В «Экспрессе», куда Зборовский привел ее, Даша перехватывала язвительные взоры обывателей. Возможно, преувеличивала интерес к себе? Нарочито усмехалась — пусть примечают ее бескручинное лицо, пусть думают, будто ничто не задевает ее. В ту же минуту поймала на себе иной взгляд — два жала: дочка аптекаря. Может, зло этой барышне причинила? Может, здесь его судьба была?
— Что же вы, Сергей Сергеевич, не познакомите меня с вашей женой? — Так Арстакьян и сказал «с женой», не выразив при этом ничего такого, что могло бы смутить кого-либо из них. Сам протянул ей руку, первый из горожан, признавший Дашу. Говорил с ней как давний знакомый. Охотно, просто. И Даша не замкнулась, призналась, что в «Экспрессе» никогда не была и вообще не представляет себе, что такое иллюзион.
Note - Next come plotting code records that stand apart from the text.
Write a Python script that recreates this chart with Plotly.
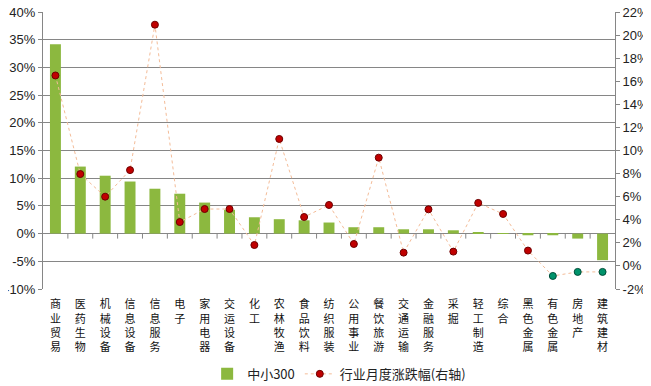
import plotly.graph_objects as go

categories = ["商业贸易", "医药生物", "机械设备", "信息设备", "信息服务", "电子", "家用电器",
              "交运设备", "化工", "农林牧渔", "食品饮料", "纺织服装", "公用事业", "餐饮旅游",
              "交通运输", "金融服务", "采掘", "轻工制造", "综合", "黑色金属", "有色金属",
              "房地产", "建筑建材"]
zx300 = [34.2, 12.1, 10.45, 9.4, 8.1, 7.2, 5.6, 4.3, 2.95, 2.6, 2.4, 2.0, 1.15, 1.15,
         0.78, 0.78, 0.6, 0.24, 0.05, -0.3, -0.3, -0.9, -4.8]
industry = [16.5, 7.96, 6.0, 8.3, 20.9, 3.8, 4.93, 4.93, 1.81, 11.0, 4.24, 5.28, 1.9, 9.38,
            1.15, 4.9, 1.24, 5.46, 4.5, 1.33, -0.87, -0.52, -0.52]
left_ticks = list(range(-10, 41, 5))
right_ticks = list(range(-2, 23, 2))

tick_text = ["<br>".join(list(c)) for c in categories]
grid = "#868686"
cjk = "Noto Sans CJK SC"

fig = go.Figure()
fig.add_trace(go.Bar(
    x=categories, y=zx300, name="中小300",
    marker=dict(color="#8CB83F", line=dict(width=0)),
    width=0.44,
))
dot_colors = ["#C00000" if v >= 0 else "#00936B" for v in industry]
dot_lines = ["#6E0000" if v >= 0 else "#004D38" for v in industry]
fig.add_trace(go.Scatter(
    x=categories, y=industry, name="行业月度涨跌幅(右轴)", yaxis="y2",
    mode="lines+markers",
    line=dict(color="#F4BC98", width=1, dash="dot"),
    marker=dict(color=dot_colors, size=7, line=dict(color=dot_lines, width=1)),
))

shapes = []
for i in range(len(categories) - 1):
    shapes.append(dict(type="line", xref="x", yref="y", x0=i + 0.5, x1=i + 0.5,
                       ysizemode="pixel", yanchor=0, y0=0, y1=-5,
                       line=dict(color=grid, width=1)))

# page body has an 8px default margin, so the figure is sized/offset accordingly
fig.update_layout(
    width=643, height=378,
    margin=dict(l=35, r=36, t=4, b=97),
    paper_bgcolor="white", plot_bgcolor="white",
    font=dict(family="Liberation Sans, Arial, " + cjk, size=13, color="#222"),
    bargap=0.5,
    showlegend=True,
    legend=dict(orientation="h", xref="container", x=0.515, xanchor="center",
                yref="container", y=0.032, yanchor="middle",
                font=dict(family=cjk, size=13, color="#222"),
                itemwidth=30, tracegroupgap=0, traceorder="normal"),
    xaxis=dict(
        type="category", tickmode="array", tickvals=categories, ticktext=tick_text,
        tickfont=dict(family=cjk, size=11, color="#111"),
        ticks="outside", ticklen=5, tickcolor="rgba(0,0,0,0)",
        showgrid=False, showline=False, zeroline=False, automargin=False,
        range=[-0.5, len(categories) - 0.5], tickangle=0,
    ),
    yaxis=dict(
        range=[-10, 40], tickmode="array", tickvals=left_ticks,
        ticktext=[f"{v}%" for v in left_ticks],
        showgrid=True, gridcolor=grid, gridwidth=1, zeroline=False,
        showline=True, linecolor=grid, linewidth=1, automargin=False,
        ticks="outside", ticklen=4, tickcolor=grid, ticklabeloverflow="allow",
        tickfont=dict(size=13, color="#222"),
    ),
    yaxis2=dict(
        range=[-2, 22], tickmode="array", tickvals=right_ticks,
        ticktext=[f"{v}%" for v in right_ticks],
        overlaying="y", side="right", showgrid=False, zeroline=False,
        showline=True, linecolor=grid, linewidth=1, automargin=False,
        ticks="outside", ticklen=4, tickcolor=grid, ticklabeloverflow="allow",
        tickfont=dict(size=13, color="#222"),
    ),
    shapes=shapes,
)

fig.write_html("out.html")
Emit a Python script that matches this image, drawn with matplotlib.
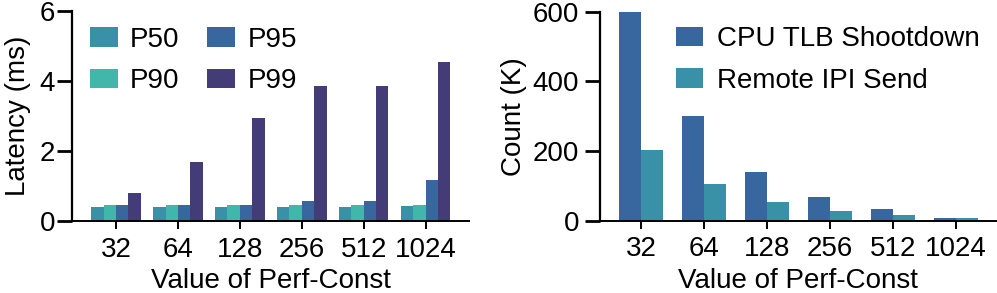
import numpy as np
import matplotlib
matplotlib.use("Agg")
import matplotlib.pyplot as plt

plt.rcParams['font.family'] = ['Liberation Sans', 'DejaVu Sans']
plt.rcParams['font.size'] = 20

# data
perf_const = ['32', '64', '128', '256', '512', '1024']
p50 = [0.42, 0.42, 0.42, 0.42, 0.42, 0.43]
p90 = [0.46, 0.46, 0.46, 0.46, 0.46, 0.46]
p95 = [0.46, 0.46, 0.46, 0.58, 0.58, 1.18]
p99 = [0.80, 1.68, 2.96, 3.86, 3.86, 4.55]

tlb_shootdown = [600, 301, 140, 68, 34, 10]
ipi_send = [205, 106, 55, 30, 16, 8]

c_p50 = '#3891A6'
c_p90 = '#41B6AB'
c_p95 = '#38669E'
c_p99 = '#433C77'

fig = plt.figure(figsize=(9.97, 2.93), dpi=100)
ax1 = fig.add_axes([0.0722, 0.2447, 0.3982, 0.7178])
ax2 = fig.add_axes([0.6018, 0.2457, 0.3972, 0.7143])

x = np.arange(len(perf_const))

# left: latency percentiles
w = 0.2
series = [(p50, 'P50', c_p50), (p90, 'P90', c_p90),
          (p95, 'P95', c_p95), (p99, 'P99', c_p99)]
for k, (vals, lab, col) in enumerate(series):
    ax1.bar(x + (k - 1.5) * w, vals, w, color=col, label=lab)
ax1.set_xlim(-0.71, 5.70)
ax1.set_ylim(0, 6)
ax1.set_yticks([0, 2, 4, 6])
ax1.set_xticks(x)
ax1.set_xticklabels(perf_const)
ax1.set_ylabel('Latency (ms)', labelpad=6)
ax1.set_xlabel('Value of Perf-Const', labelpad=4)
ax1.legend(ncol=2, loc='upper left', bbox_to_anchor=(0.045, 0.925),
           frameon=False, borderpad=0, borderaxespad=0,
           handlelength=1.0, handleheight=0.7, handletextpad=0.45,
           columnspacing=1.0, labelspacing=0.55)

# right: TLB shootdown / IPI counts
w2 = 0.35
ax2.bar(x - w2 / 2, tlb_shootdown, w2, color=c_p95, label='CPU TLB Shootdown')
ax2.bar(x + w2 / 2, ipi_send, w2, color=c_p50, label='Remote IPI Send')
ax2.set_xlim(-0.65, 5.64)
ax2.set_ylim(0, 600)
ax2.set_yticks([0, 200, 400, 600])
ax2.set_xticks(x)
ax2.set_xticklabels(perf_const)
ax2.set_ylabel('Count (K)', labelpad=4)
ax2.set_xlabel('Value of Perf-Const', labelpad=4)
ax2.legend(loc='upper left', bbox_to_anchor=(0.191, 0.93),
           frameon=False, borderpad=0, borderaxespad=0,
           handlelength=1.0, handleheight=0.7, handletextpad=0.5,
           labelspacing=0.55)

for ax, ypad in ((ax1, 1), (ax2, 4)):
    ax.spines['top'].set_visible(False)
    ax.spines['right'].set_visible(False)
    ax.spines['left'].set_linewidth(1.6)
    ax.spines['bottom'].set_linewidth(1.4)
    ax.tick_params(axis='y', length=11, width=2, pad=ypad)
    ax.tick_params(axis='x', length=6, width=1.4, pad=5)

fig.savefig('out.png', dpi=100)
— Завтра жду вас у себя, — взял с них слово Арстакьян. — Никаких отговорок! Кстати, приехала моя жена. Вот такую жирнущую рыбину — усача из Саратова привезла, язык проглотите.
В гости? Даша растерялась. Не было навыка ходить по гостям. И все же пересилило любопытство, которого, как у всякой женщины, у нее не в обрез.
Все в квартире Арстакьяна показалось не явью, а продолжением вчерашней картины в иллюзионе.